=== YOUR TASK ===
Drop every picture. Then return, exactly, the lines from the beginning of the listing below through the one containing "1993, 1994, 1995];".

■ ■ ■ ■ ■ ■ ■

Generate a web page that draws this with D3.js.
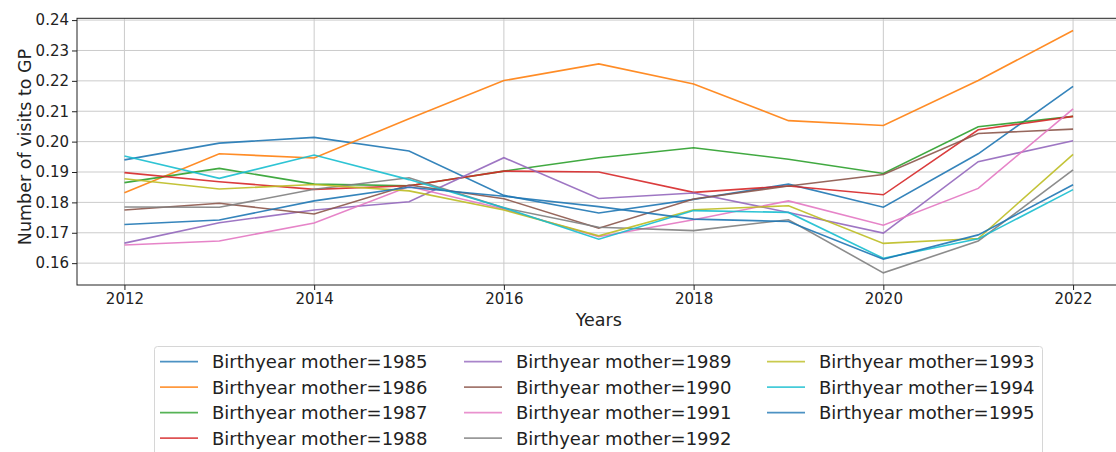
<!DOCTYPE html>
<html>
<head>
<meta charset="utf-8">
<script src="https://cdn.jsdelivr.net/npm/d3@7"></script>
<style>
  body { margin: 0; background: #fff; }
  svg { display: block; font-family: "DejaVu Sans", sans-serif; }
  .tick text { fill: #222; }
</style>
</head>
<body>
<div id="chart"></div>
<script>
// data
var years = [2012, 2013, 2014, 2015, 2016, 2017, 2018, 2019, 2020, 2021, 2022];
var birthyears = [1985, 1986, 1987, 1988, 1989, 1990, 1991, 1992, 1993, 1994, 1995];

var b1985 = [0.1940, 0.1995, 0.2014, 0.1969, 0.1823, 0.1765, 0.1810, 0.1860, 0.1784, 0.1960, 0.2182];
var b1986 = [0.1832, 0.1960, 0.1946, 0.2075, 0.2201, 0.2256, 0.2190, 0.2069, 0.2053, 0.2201, 0.2366];
var b1987 = [0.1865, 0.1912, 0.1860, 0.1855, 0.1903, 0.1947, 0.1980, 0.1942, 0.1895, 0.2049, 0.2083];
var b1988 = [0.1898, 0.1868, 0.1843, 0.1855, 0.1903, 0.1900, 0.1833, 0.1854, 0.1825, 0.2039, 0.2083];
var b1989 = [0.1666, 0.1733, 0.1775, 0.1802, 0.1947, 0.1813, 0.1831, 0.1767, 0.1699, 0.1934, 0.2003];
var b1990 = [0.1775, 0.1797, 0.1762, 0.1857, 0.1812, 0.1715, 0.1811, 0.1854, 0.1892, 0.2027, 0.2041];
var b1991 = [0.1660, 0.1673, 0.1732, 0.1852, 0.1778, 0.1687, 0.1743, 0.1805, 0.1725, 0.1846, 0.2108];
var b1992 = [0.1785, 0.1784, 0.1843, 0.1881, 0.1782, 0.1718, 0.1707, 0.1743, 0.1568, 0.1673, 0.1907];
var b1993 = [0.1878, 0.1844, 0.1859, 0.1838, 0.1775, 0.1690, 0.1776, 0.1789, 0.1665, 0.1681, 0.1958];
var b1994 = [0.1953, 0.1879, 0.1956, 0.1875, 0.1782, 0.1679, 0.1773, 0.1767, 0.1616, 0.1680, 0.1842];
var b1995 = [0.1727, 0.1742, 0.1805, 0.1850, 0.1820, 0.1786, 0.1745, 0.1737, 0.1613, 0.1693, 0.1858];

var seriesValues = [b1985, b1986, b1987, b1988, b1989, b1990, b1991, b1992, b1993, b1994, b1995];

var xTicks = [2012, 2014, 2016, 2018, 2020, 2022];
var yTicks = [0.16, 0.17, 0.18, 0.19, 0.20, 0.21, 0.22, 0.23, 0.24];

// matplotlib tab10 cycle
var colors = ["#1f77b4", "#ff7f0e", "#2ca02c", "#d62728", "#9467bd",
              "#8c564b", "#e377c2", "#7f7f7f", "#bcbd22", "#17becf"];

var W = 1116, H = 452;
var plot = { left: 77, top: 18.3, right: 1120.5, bottom: 285 };

var svg = d3.select("#chart").append("svg")
    .attr("width", W)
    .attr("height", H);

// scales with 5% margins like matplotlib
var x = d3.scaleLinear()
    .domain([2011.5, 2022.5])
    .range([plot.left, plot.right]);

var allVals = d3.merge(seriesValues);
var yMin = d3.min(allVals), yMax = d3.max(allVals);
var pad = (yMax - yMin) * 0.05;
var y = d3.scaleLinear()
    .domain([yMin - pad, yMax + pad])
    .range([plot.bottom, plot.top]);

// grid
svg.append("g").selectAll("line.gx")
    .data(xTicks).enter().append("line")
    .attr("x1", d => x(d)).attr("x2", d => x(d))
    .attr("y1", plot.top).attr("y2", plot.bottom)
    .attr("stroke", "#cbcbcb").attr("stroke-width", 1);
svg.append("g").selectAll("line.gy")
    .data(yTicks).enter().append("line")
    .attr("x1", plot.left).attr("x2", plot.right)
    .attr("y1", d => y(d)).attr("y2", d => y(d))
    .attr("stroke", "#cbcbcb").attr("stroke-width", 1);

// lines
var line = d3.line()
    .x((d, i) => x(years[i]))
    .y(d => y(d));

svg.append("g").selectAll("path")
    .data(seriesValues).enter().append("path")
    .attr("d", line)
    .attr("fill", "none")
    .attr("stroke", (d, i) => colors[i % 10])
    .attr("stroke-width", 1.6)
    .attr("stroke-opacity", 0.9);

// spines
svg.append("rect")
    .attr("x", plot.left).attr("y", plot.top)
    .attr("width", plot.right - plot.left)
    .attr("height", plot.bottom - plot.top)
    .attr("fill", "none")
    .attr("stroke", "#222").attr("stroke-width", 1);

// axes
var xAxis = d3.axisBottom(x).tickValues(xTicks).tickFormat(d3.format("d"))
    .tickSize(5).tickPadding(3);
var yAxis = d3.axisLeft(y).tickValues(yTicks).tickFormat(d3.format(".2f"))
    .tickSize(5).tickPadding(3);

var gx = svg.append("g").attr("transform", "translate(0," + plot.bottom + ")").call(xAxis);
var gy = svg.append("g").attr("transform", "translate(" + plot.left + ",0)").call(yAxis);
[gx, gy].forEach(function (g) {
    g.select(".domain").remove();
    g.selectAll(".tick line").attr("stroke", "#222");
    g.selectAll(".tick text").attr("font-size", 15).attr("font-family", "DejaVu Sans");
});

// axis titles
svg.append("text")
    .attr("x", (plot.left + plot.right) / 2).attr("y", 326)
    .attr("text-anchor", "middle")
    .attr("font-size", 17.5).attr("fill", "#222")
    .text("Years");

svg.append("text")
    .attr("transform", "translate(31," + 147 + ") rotate(-90)")
    .attr("text-anchor", "middle")
    .attr("font-size", 17.5).attr("fill", "#222")
    .text("Number of visits to GP");

// legend, 3 columns x 4 rows
var legend = svg.append("g");
legend.append("rect")
    .attr("x", 154.5).attr("y", 346.5)
    .attr("width", 888).attr("height", 120)
    .attr("rx", 3)
    .attr("fill", "#fff")
    .attr("stroke", "#d6d6d6").attr("stroke-width", 1);

var colX = [160, 464, 767];
var rowY = [361.7, 387.2, 412.7, 438.2];

var item = legend.selectAll("g.item")
    .data(birthyears).enter().append("g")
    .attr("transform", (d, i) => "translate(" + colX[Math.floor(i / 4)] + "," + rowY[i % 4] + ")");

item.append("line")
    .attr("x1", 0).attr("x2", 38)
    .attr("stroke", (d, i) => colors[i % 10])
    .attr("stroke-width", 1.8)
    .attr("stroke-opacity", 0.8);

item.append("text")
    .attr("x", 52)
    .attr("dy", "0.36em")
    .attr("font-size", 18).attr("fill", "#222")
    .text(d => "Birthyear mother=" + d);
</script>
</body>
</html>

■ ■ ■ ■ ■ ■ ■

=== RESULT OF THIS EXERCISE ===
Generate a web page that draws this with D3.js.
<!DOCTYPE html>
<html>
<head>
<meta charset="utf-8">
<script src="https://cdn.jsdelivr.net/npm/d3@7"></script>
<style>
  body { margin: 0; background: #fff; }
  svg { display: block; font-family: "DejaVu Sans", sans-serif; }
  .tick text { fill: #222; }
</style>
</head>
<body>
<div id="chart"></div>
<script>
// data
var years = [2012, 2013, 2014, 2015, 2016, 2017, 2018, 2019, 2020, 2021, 2022];
var birthyears = [1985, 1986, 1987, 1988, 1989, 1990, 1991, 1992, 1993, 1994, 1995];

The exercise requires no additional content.